As we know, the GP and the LP play important roles in the private equity. However, there are some issues between the GP and the LP that exist in private equity organisations.

The issue of principal-agent relationship is another problem between the general partners and limited partners. The general partner plays the role of the agent, while the limited partner is the principal in the principal-agent relationship. Asymmetric information which refers to the fact that both parties of the transaction have different degrees of knowledge and probability distribution related to the transaction in a certain transaction(Asymmetric Information, 2006), is the main reason of the principal-agent problem. For information asymmetry, it consists of three aspects: adverse selection, moral hazard, and information monopoly. In the principal-agent relationship, the asymmetric information between the GP and LP is caused by adverse selection problem and moral hazard problem(Mehta, 2004).

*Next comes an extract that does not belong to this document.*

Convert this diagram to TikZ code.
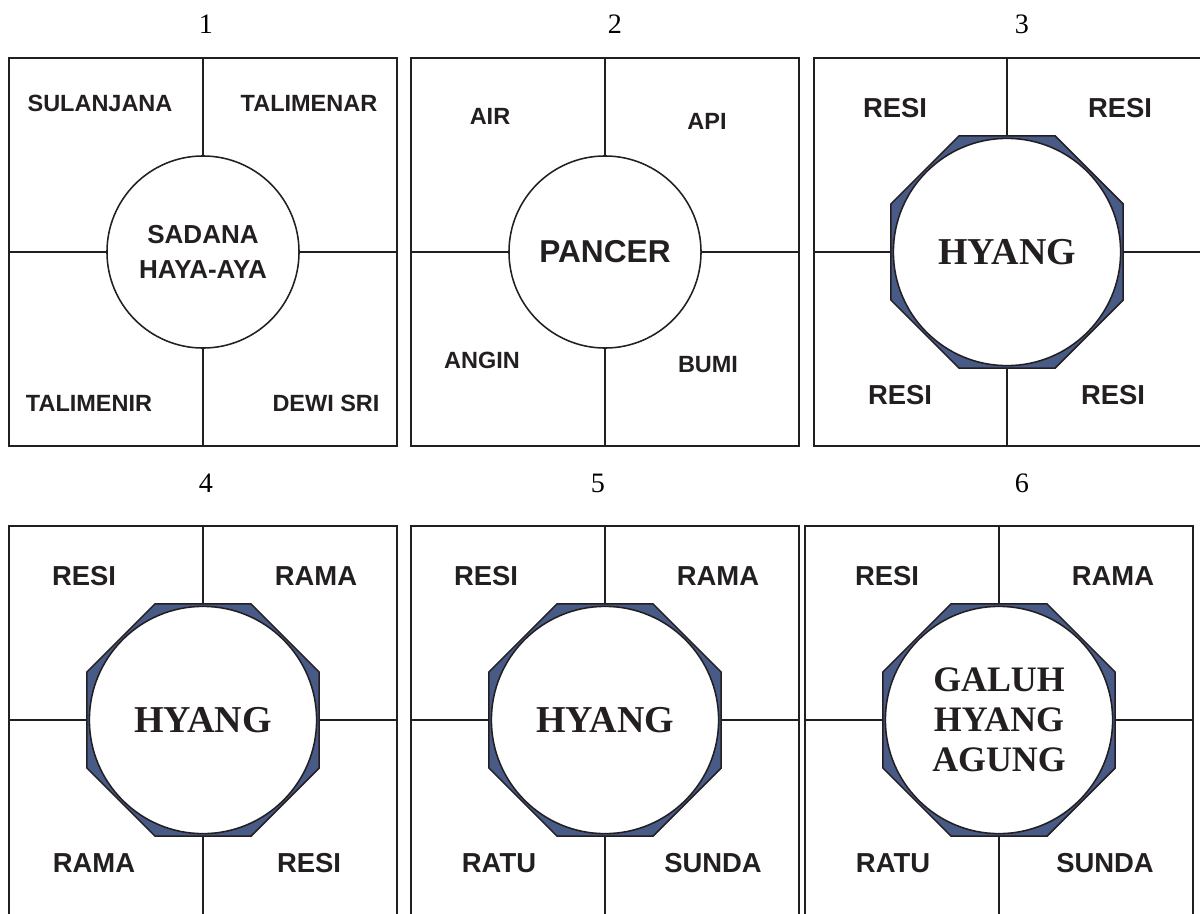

Adverse selection means that the agent has private information that is not known to the principal, or the GPs have more information because of their knowledge and skills than the LPs have, which makes the LPs in the position of information asymmetry. This kind of adverse selection always exists before GP and LP sign the contract. For example, when the LPs make the choice, they are often blinded by some false information and choose those GPs who dare to fake or hide the real information during doing investments. In the case of Yale, Yale endowment used their own money to do investment(Lerner, 2007). They had less asymmetric information than other LPs. That is the reason why Yale endowment performed better than others.

The moral hazard problem refers to that the agent take the benefit of the information advantage to detriment to the interests of the principal after signing the contract. Once the investment project begins to operate, investors (LPs) will not be able to grasp the whole operating process as the GPs. Also, investors (LPs) generally do not have investment knowledge, so that it is impossible for them to know the operation changes in a timely and comprehensive manner. At this time, the GP is more likely to be a free ride.